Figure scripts

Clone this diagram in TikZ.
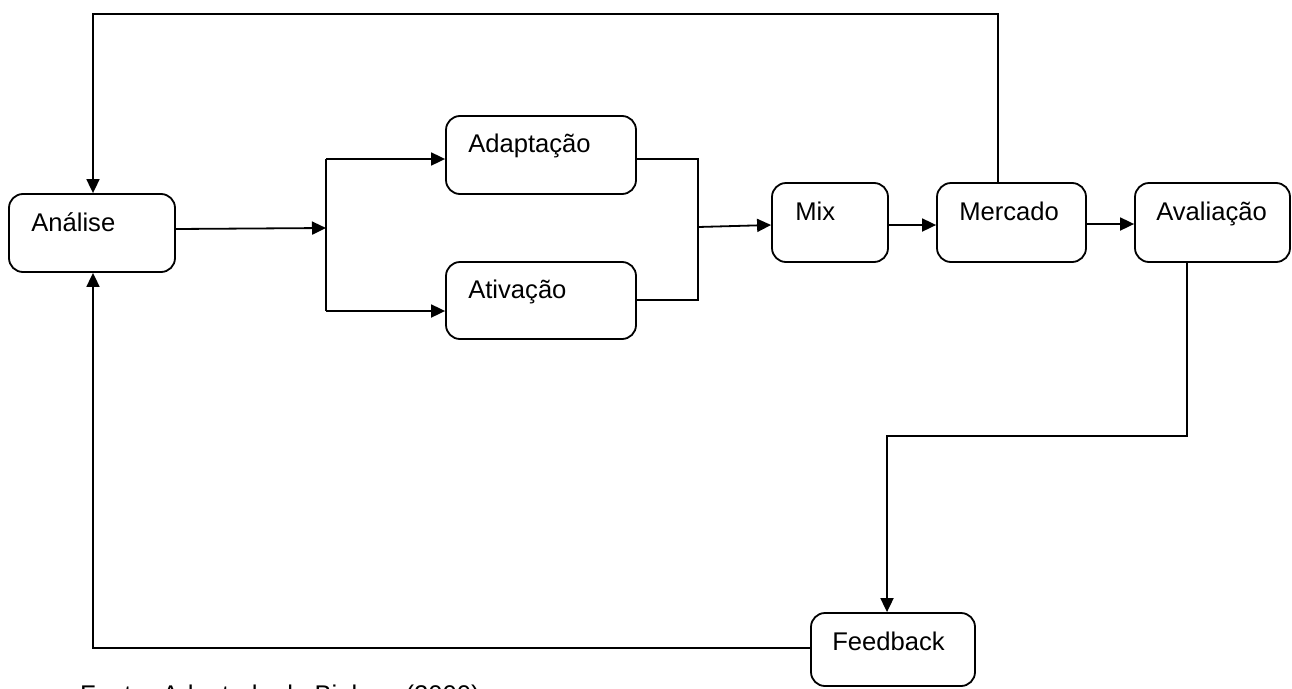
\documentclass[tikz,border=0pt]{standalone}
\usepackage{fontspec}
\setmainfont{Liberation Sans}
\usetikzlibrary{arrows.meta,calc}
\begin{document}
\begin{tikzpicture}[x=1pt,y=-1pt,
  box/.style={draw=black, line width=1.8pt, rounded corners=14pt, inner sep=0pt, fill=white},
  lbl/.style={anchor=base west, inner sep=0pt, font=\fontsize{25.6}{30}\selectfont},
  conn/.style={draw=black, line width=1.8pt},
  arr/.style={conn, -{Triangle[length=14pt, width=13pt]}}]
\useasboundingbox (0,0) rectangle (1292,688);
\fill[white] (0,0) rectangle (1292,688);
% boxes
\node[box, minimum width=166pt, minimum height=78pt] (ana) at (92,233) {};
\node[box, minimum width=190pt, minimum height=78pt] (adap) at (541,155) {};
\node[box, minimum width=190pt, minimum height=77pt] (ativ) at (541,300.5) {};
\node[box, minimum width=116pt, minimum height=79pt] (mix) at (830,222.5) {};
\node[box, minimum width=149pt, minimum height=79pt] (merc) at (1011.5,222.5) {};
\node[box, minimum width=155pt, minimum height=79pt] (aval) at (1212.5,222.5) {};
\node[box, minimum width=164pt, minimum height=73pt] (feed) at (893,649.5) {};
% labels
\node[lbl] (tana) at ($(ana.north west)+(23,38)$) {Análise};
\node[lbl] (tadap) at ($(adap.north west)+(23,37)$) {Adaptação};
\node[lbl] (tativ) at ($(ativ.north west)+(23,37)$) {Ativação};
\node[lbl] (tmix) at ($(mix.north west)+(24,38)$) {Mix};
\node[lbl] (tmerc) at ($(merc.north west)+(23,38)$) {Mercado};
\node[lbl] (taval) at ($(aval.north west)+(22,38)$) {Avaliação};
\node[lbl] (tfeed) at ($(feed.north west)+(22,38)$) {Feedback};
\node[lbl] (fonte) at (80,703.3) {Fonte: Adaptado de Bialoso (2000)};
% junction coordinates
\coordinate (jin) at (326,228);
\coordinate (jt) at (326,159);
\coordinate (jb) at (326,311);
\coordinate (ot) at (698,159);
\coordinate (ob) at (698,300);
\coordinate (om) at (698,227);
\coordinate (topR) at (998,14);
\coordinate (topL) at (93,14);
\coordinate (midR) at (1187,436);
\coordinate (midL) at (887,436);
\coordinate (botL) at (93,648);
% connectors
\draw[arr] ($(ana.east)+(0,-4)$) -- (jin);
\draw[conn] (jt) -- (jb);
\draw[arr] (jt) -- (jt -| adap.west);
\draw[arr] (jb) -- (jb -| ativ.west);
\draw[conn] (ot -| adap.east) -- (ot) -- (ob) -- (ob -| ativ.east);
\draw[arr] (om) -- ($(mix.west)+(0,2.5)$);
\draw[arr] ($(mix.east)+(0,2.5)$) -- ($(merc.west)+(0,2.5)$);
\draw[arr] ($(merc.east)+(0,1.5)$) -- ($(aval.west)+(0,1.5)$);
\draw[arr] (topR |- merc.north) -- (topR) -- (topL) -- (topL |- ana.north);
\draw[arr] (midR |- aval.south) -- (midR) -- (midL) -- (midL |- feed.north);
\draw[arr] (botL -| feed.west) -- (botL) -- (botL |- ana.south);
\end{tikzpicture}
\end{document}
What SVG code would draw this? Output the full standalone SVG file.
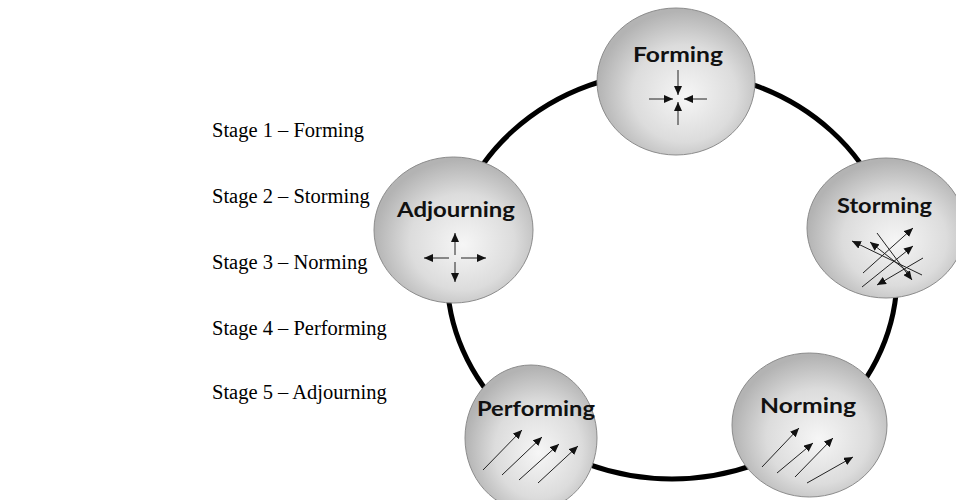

__Do this__
Word for word, quote the lines above. Omit the pictures.

__Task output__
Clone this diagram in TikZ.
\documentclass[tikz,border=0pt]{standalone}
\usepackage{fontspec}
\setmainfont{Liberation Sans}
\usetikzlibrary{arrows.meta,calc}
\begin{document}
\begin{tikzpicture}[x=1pt,y=-1pt,
  box/.style={draw=black, line width=1.8pt, rounded corners=14pt, inner sep=0pt, fill=white},
  lbl/.style={anchor=base west, inner sep=0pt, font=\fontsize{25.6}{30}\selectfont},
  conn/.style={draw=black, line width=1.8pt},
  arr/.style={conn, -{Triangle[length=14pt, width=13pt]}}]
\useasboundingbox (0,0) rectangle (1292,688);
\fill[white] (0,0) rectangle (1292,688);
% boxes
\node[box, minimum width=166pt, minimum height=78pt] (ana) at (92,233) {};
\node[box, minimum width=190pt, minimum height=78pt] (adap) at (541,155) {};
\node[box, minimum width=190pt, minimum height=77pt] (ativ) at (541,300.5) {};
\node[box, minimum width=116pt, minimum height=79pt] (mix) at (830,222.5) {};
\node[box, minimum width=149pt, minimum height=79pt] (merc) at (1011.5,222.5) {};
\node[box, minimum width=155pt, minimum height=79pt] (aval) at (1212.5,222.5) {};
\node[box, minimum width=164pt, minimum height=73pt] (feed) at (893,649.5) {};
% labels
\node[lbl] (tana) at ($(ana.north west)+(23,38)$) {Análise};
\node[lbl] (tadap) at ($(adap.north west)+(23,37)$) {Adaptação};
\node[lbl] (tativ) at ($(ativ.north west)+(23,37)$) {Ativação};
\node[lbl] (tmix) at ($(mix.north west)+(24,38)$) {Mix};
\node[lbl] (tmerc) at ($(merc.north west)+(23,38)$) {Mercado};
\node[lbl] (taval) at ($(aval.north west)+(22,38)$) {Avaliação};
\node[lbl] (tfeed) at ($(feed.north west)+(22,38)$) {Feedback};
\node[lbl] (fonte) at (80,703.3) {Fonte: Adaptado de Bialoso (2000)};
% junction coordinates
\coordinate (jin) at (326,228);
\coordinate (jt) at (326,159);
\coordinate (jb) at (326,311);
\coordinate (ot) at (698,159);
\coordinate (ob) at (698,300);
\coordinate (om) at (698,227);
\coordinate (topR) at (998,14);
\coordinate (topL) at (93,14);
\coordinate (midR) at (1187,436);
\coordinate (midL) at (887,436);
\coordinate (botL) at (93,648);
% connectors
\draw[arr] ($(ana.east)+(0,-4)$) -- (jin);
\draw[conn] (jt) -- (jb);
\draw[arr] (jt) -- (jt -| adap.west);
\draw[arr] (jb) -- (jb -| ativ.west);
\draw[conn] (ot -| adap.east) -- (ot) -- (ob) -- (ob -| ativ.east);
\draw[arr] (om) -- ($(mix.west)+(0,2.5)$);
\draw[arr] ($(mix.east)+(0,2.5)$) -- ($(merc.west)+(0,2.5)$);
\draw[arr] ($(merc.east)+(0,1.5)$) -- ($(aval.west)+(0,1.5)$);
\draw[arr] (topR |- merc.north) -- (topR) -- (topL) -- (topL |- ana.north);
\draw[arr] (midR |- aval.south) -- (midR) -- (midL) -- (midL |- feed.north);
\draw[arr] (botL -| feed.west) -- (botL) -- (botL |- ana.south);
\end{tikzpicture}
\end{document}
What SVG code would draw this? Output the full standalone SVG file.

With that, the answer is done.